Ties between the two nations have sunken to one of its lowest ebbs over issues stemming from Japan’s 1910-45 colonization of the peninsula, which have spilled over to the economic and military realms in recent years.

In the eyes of critics, the Moon administration was negligent in seeking to find diplomatic solutions to historical discord with Tokyo, letting them get complicated by court rulings here. Some of Moon’s associates and ruling party lawmakers appeared to attempt to fuel anti-Japanese sentiment in a bid to rally voters ahead of last April’s legislative elections.

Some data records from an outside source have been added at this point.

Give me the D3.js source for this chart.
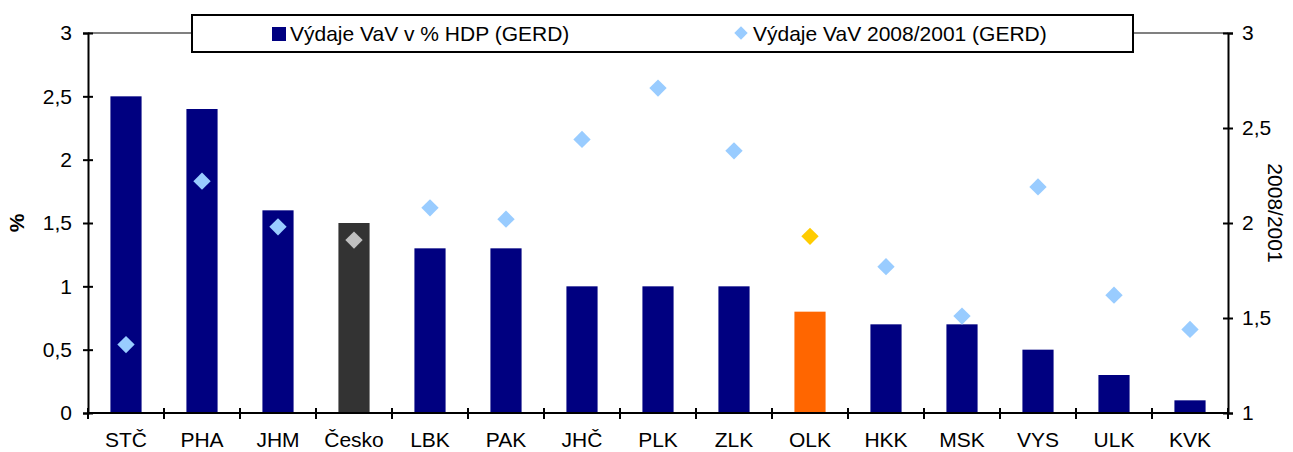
<!DOCTYPE html>
<html>
<head>
<meta charset="utf-8">
<script src="https://cdn.jsdelivr.net/npm/d3@7"></script>
<style>
  html, body { margin: 0; padding: 0; background: #fff; }
  svg { display: block; font-family: "Liberation Sans", Arial, sans-serif; }
</style>
</head>
<body>
<svg id="chart" width="1293" height="452"></svg>
<script>
// Regions (NUTS 3) of the Czech Republic
const regions = ["STČ", "PHA", "JHM", "Česko", "LBK", "PAK", "JHČ", "PLK", "ZLK", "OLK", "HKK", "MSK", "VYS", "ULK", "KVK"];
// R&D expenditure as % of GDP (GERD)
const gerdShare = [2.5, 2.4, 1.6, 1.5, 1.3, 1.3, 1.0, 1.0, 1.0, 0.8, 0.7, 0.7, 0.5, 0.3, 0.1];
// Index of R&D expenditure 2008/2001 (GERD)
const gerdIndex = [1.36, 2.22, 1.98, 1.91, 2.08, 2.02, 2.44, 2.71, 2.38, 1.93, 1.77, 1.51, 2.19, 1.62, 1.44];

const leftTicks = [0, 0.5, 1, 1.5, 2, 2.5, 3];
const rightTicks = [1, 1.5, 2, 2.5, 3];
const legendLabels = ["Výdaje VaV v % HDP (GERD)", "Výdaje VaV 2008/2001 (GERD)"];

const FONT = "21px";
const barColor = d => d === "Česko" ? "#333333" : d === "OLK" ? "#FF6600" : "#000080";
const markColor = d => d === "Česko" ? "#C0C0C0" : d === "OLK" ? "#FFCC00" : "#99CCFF";

const svg = d3.select("#chart");
const plot = { left: 88, right: 1228, top: 33, bottom: 413 };

const x = d3.scaleBand().domain(regions).range([plot.left, plot.right]).paddingInner(0.59).paddingOuter(0.295);
const xTickScale = d3.scaleBand().domain(regions).range([plot.left, plot.right]);
const yL = d3.scaleLinear().domain([0, 3]).range([plot.bottom, plot.top]);
const yR = d3.scaleLinear().domain([1, 3]).range([plot.bottom, plot.top]);

const fmt = v => String(v).replace(".", ",");

// plot area top border
svg.append("line")
  .attr("x1", plot.left).attr("x2", plot.right)
  .attr("y1", plot.top).attr("y2", plot.top)
  .attr("stroke", "#808080").attr("stroke-width", 2);

// bars
svg.append("g").selectAll("rect").data(regions).join("rect")
  .attr("x", d => x(d))
  .attr("width", x.bandwidth())
  .attr("y", (d, i) => yL(gerdShare[i]))
  .attr("height", (d, i) => yL(0) - yL(gerdShare[i]))
  .attr("fill", barColor);

// diamonds
const diamond = d3.symbol().type(d3.symbolSquare).size(150);
svg.append("g").selectAll("path").data(regions).join("path")
  .attr("d", diamond)
  .attr("transform", (d, i) => `translate(${x(d) + x.bandwidth() / 2},${yR(gerdIndex[i])}) rotate(45)`)
  .attr("fill", markColor);

const axisStyle = g => {
  g.select(".domain").attr("stroke", "#000").attr("stroke-width", 2);
  g.selectAll(".tick line").attr("stroke", "#000").attr("stroke-width", 2);
  g.selectAll(".tick text").attr("fill", "#000").style("font-size", FONT)
    .style("font-family", "'Liberation Sans', Arial, sans-serif");
};

// left axis
const gL = svg.append("g").attr("transform", `translate(${plot.left},0)`)
  .call(d3.axisLeft(yL).tickValues(leftTicks).tickFormat(fmt).tickSizeOuter(0).tickSize(5).tickPadding(11));
axisStyle(gL);
gL.selectAll(".tick line").attr("x1", -5).attr("x2", 5);

// right axis
const gR = svg.append("g").attr("transform", `translate(${plot.right},0)`)
  .call(d3.axisRight(yR).tickValues(rightTicks).tickFormat(fmt).tickSizeOuter(0).tickSize(5).tickPadding(9));
axisStyle(gR);
gR.selectAll(".tick line").attr("x1", -5).attr("x2", 5);

// category axis: ticks at band boundaries, labels at band centres
const gB = svg.append("g").attr("transform", `translate(0,${plot.bottom})`)
  .call(d3.axisBottom(x).tickSizeOuter(0).tickSize(0).tickPadding(19));
axisStyle(gB);
gB.select(".domain").attr("d", `M${plot.left},0H${plot.right}`);
gB.selectAll(".tick line").remove();
const boundaries = regions.map(r => xTickScale(r)).concat([plot.right]);
gB.append("g").selectAll("line").data(boundaries).join("line")
  .attr("x1", d => d).attr("x2", d => d).attr("y1", -5).attr("y2", 6)
  .attr("stroke", "#000").attr("stroke-width", 2);

// axis titles
svg.append("text")
  .attr("transform", `translate(24,${(plot.top + plot.bottom) / 2}) rotate(-90)`)
  .attr("text-anchor", "middle").style("font-size", FONT).style("font-weight", "bold")
  .text("%");
svg.append("text")
  .attr("transform", `translate(1268,${(plot.top + plot.bottom) / 2 - 10}) rotate(90)`)
  .attr("text-anchor", "middle").style("font-size", FONT)
  .text("2008/2001");

// legend
const lg = svg.append("g");
lg.append("rect").attr("x", 192).attr("y", 15).attr("width", 941).attr("height", 37)
  .attr("fill", "#fff").attr("stroke", "#000").attr("stroke-width", 2);
lg.append("rect").attr("x", 272).attr("y", 27).attr("width", 14).attr("height", 14).attr("fill", "#000080");
lg.append("text").attr("x", 290).attr("y", 41).style("font-size", FONT).text(legendLabels[0]);
lg.append("path").attr("d", d3.symbol().type(d3.symbolSquare).size(90))
  .attr("transform", "translate(741,33) rotate(45)").attr("fill", "#99CCFF");
lg.append("text").attr("x", 753).attr("y", 41).style("font-size", FONT).text(legendLabels[1]);
</script>
</body>
</html>
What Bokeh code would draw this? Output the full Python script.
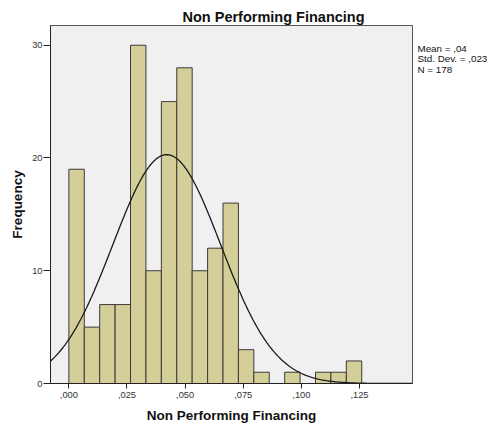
import numpy as np
from bokeh.plotting import figure
from bokeh.models import Range1d, FixedTicker, LinearAxis, Title
from bokeh.embed import file_html
from bokeh.resources import INLINE

# ---- data ----
counts = [19, 5, 7, 7, 30, 10, 25, 28, 10, 12, 16, 3, 1, 0, 1, 0, 1, 1, 2]
bin_start = 0.0
bin_width = 0.00663
x_ticks = [0.0, 0.025, 0.05, 0.075, 0.1, 0.125]
x_tick_labels = [",000", ",025", ",050", ",075", ",100", ",125"]
y_ticks = [0, 10, 20, 30]
mean = 0.0421
std = 0.0232
n_obs = 178
stats_lines = ["Mean = ,04", "Std. Dev. = ,023", "N = 178"]
stats_y = [29.71, 28.78, 27.85]
title_text = "Non Performing Financing"
x_label = "Non Performing Financing"
y_label = "Frequency"

# ---- layout ----
W, H = 491, 427
FONT = "Liberation Sans"
x0, x1 = -0.0079, 0.1478
y0, y1 = 0.0, 31.75

p = figure(width=W, height=H, x_range=Range1d(x0, x1), y_range=Range1d(y0, y1),
           output_backend="svg", toolbar_location=None, title=None,
           min_border_left=50, min_border_top=25,
           min_border_right=79, min_border_bottom=44)
p.background_fill_color = "#F0F0F0"
p.border_fill_color = "white"
p.outline_line_color = "#555555"
p.outline_line_width = 1
p.xgrid.visible = False
p.ygrid.visible = False

edges = [bin_start + i * bin_width for i in range(len(counts) + 1)]
p.quad(left=edges[:-1], right=edges[1:], top=counts, bottom=0,
       fill_color="#D4CF98", line_color="#3A3A3A", line_width=1)

xs = np.linspace(x0, x1, 300)
ys = n_obs * bin_width / (std * np.sqrt(2 * np.pi)) * np.exp(-0.5 * ((xs - mean) / std) ** 2)
p.line(xs, ys, line_color="#1A1A1A", line_width=1.3)

for ax in (p.xaxis, p.yaxis):
    ax.major_tick_in = 0
    ax.minor_tick_line_color = None
    ax.axis_line_color = "#222222"
    ax.major_tick_line_color = "#222222"
    ax.major_label_text_font = FONT
    ax.major_label_text_font_size = "9.3px"
    ax.major_label_text_color = "#333333"
    ax.axis_label_text_font = FONT
    ax.axis_label_text_font_size = "13.5px"
    ax.axis_label_text_font_style = "bold"
    ax.axis_label_text_color = "#111111"

p.xaxis.major_tick_out = 5
p.xaxis.major_label_standoff = 3
p.xaxis.axis_label_standoff = 7
p.yaxis.major_tick_out = 7
p.yaxis.major_label_standoff = 1
p.yaxis.axis_label_standoff = 4

p.xaxis.ticker = FixedTicker(ticks=x_ticks)
p.xaxis.major_label_overrides = {t: l for t, l in zip(x_ticks, x_tick_labels)}
p.xaxis.axis_label = x_label
p.yaxis.ticker = FixedTicker(ticks=y_ticks)
p.yaxis.axis_label = y_label

# statistics text to the right of the frame (an axis without line/ticks)
stats_axis = LinearAxis(ticker=FixedTicker(ticks=stats_y),
                        major_label_overrides={v: s for v, s in zip(stats_y, stats_lines)},
                        axis_line_color=None, major_tick_line_color=None,
                        major_tick_out=0, major_tick_in=0,
                        minor_tick_line_color=None, minor_tick_out=0,
                        major_label_standoff=5,
                        major_label_text_font=FONT, major_label_text_font_size="9.8px",
                        major_label_text_color="#111111")
p.add_layout(stats_axis, "right")

p.add_layout(Title(text=title_text, align="left", offset=132, standoff=2,
                   text_font=FONT, text_font_size="14.5px", text_font_style="bold",
                   text_color="#111111"), "above")

open("out.html", "w").write(file_html(p, INLINE))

Seoul’s professed shift in its approach to the frayed ties with Tokyo seems prompted partly by Washington’s renewed push to strengthen trilateral cooperation with its two key Asian allies to counter nuclear threats from North Korea and keep a rising China in check. US President Joe Biden’s administration has named the North as one of the most serious challenges facing the US, while calling China as its largest strategic competitor in the region and world. In phone talks with his South Korean counterpart Chung Eui-yong on Friday, US Secretary of State Antony Blinken stressed the importance of continued cooperation among the US, South Korea and Japan, while pledging full partnership to strengthen the Washington-Seoul alliance.

Seoul appears concerned that estranged ties with Tokyo would hamper smooth consultations with Washington on how to deal with Pyongyang.

The Biden administration has said it will closely work with South Korea, Japan and other allies in choosing the best tools to be used against the North through a thorough review of policy approaches to the recalcitrant regime. This stance contrasts with Biden’s predecessor Donald Trump’s pursuit of a deal with North Korean leader Kim Jong-un on the totalitarian state’s denuclearization. Tokyo was sidelined from the process of Trump-Kim talks, which were initially brokered by the Moon administration.

North Korea has refused to discuss its denuclearization since the second summit between Trump and Kim in Hanoi in 2019 ended with no deal due to differences over the scope of measures to be taken by Pyongyang to get a significant sanctions relief from Washington.

In a reflection of their wishful thinking, Moon and his aides have expressed hope the Biden administration will start from Trump’s legacy to reach an agreement with the North, which is needed to carry forward their peace agenda for the peninsula.

It has yet to be seen how serious the Moon administration will be in turning its rhetoric on improving ties with Tokyo into substantial action. It is also important for Japan to respond actively to South Korea’s effort to mend bilateral relations, with its leaders refraining from using the prolonged discords with Seoul to their domestic political advantages.

But any endeavor by Seoul to improve relations with Tokyo would prove to be of little help for its bid to draw US support for its reconciliatory approach to the North. The Moon administration is criticized for being preoccupied with inter-Korean reconciliation at the risk of ignoring threats from Pyongyang’s ever-evolving nuclear arsenal.

A US State Department spokesperson said Friday North Korea’s continued advancement of nuclear weapons and ballistic missiles made it “an urgent priority for the US,” stressing Washington’s commitment to the denuclearization of the North.

Calling for an early resumption of dialogue with Pyongyang, officials in the Moon administration have said Kim still intends to denuclearize his country. But it is a more sensible judgment that Kim will never give up his nuclear arms because he believes they are key to the survival of his regime.

A persistent implementation of tight sanctions on the North is crucial to pressure him to abandon his nuclear arsenal before the North’s crumbling economy collapses altogether. If necessary, incentives might be considered to help ease the plight of North Korean people from a humanitarian viewpoint.

A close Seoul-Tokyo partnership under the auspices of Washington is needed to carry out such concerted efforts toward the complete denuclearization of the North.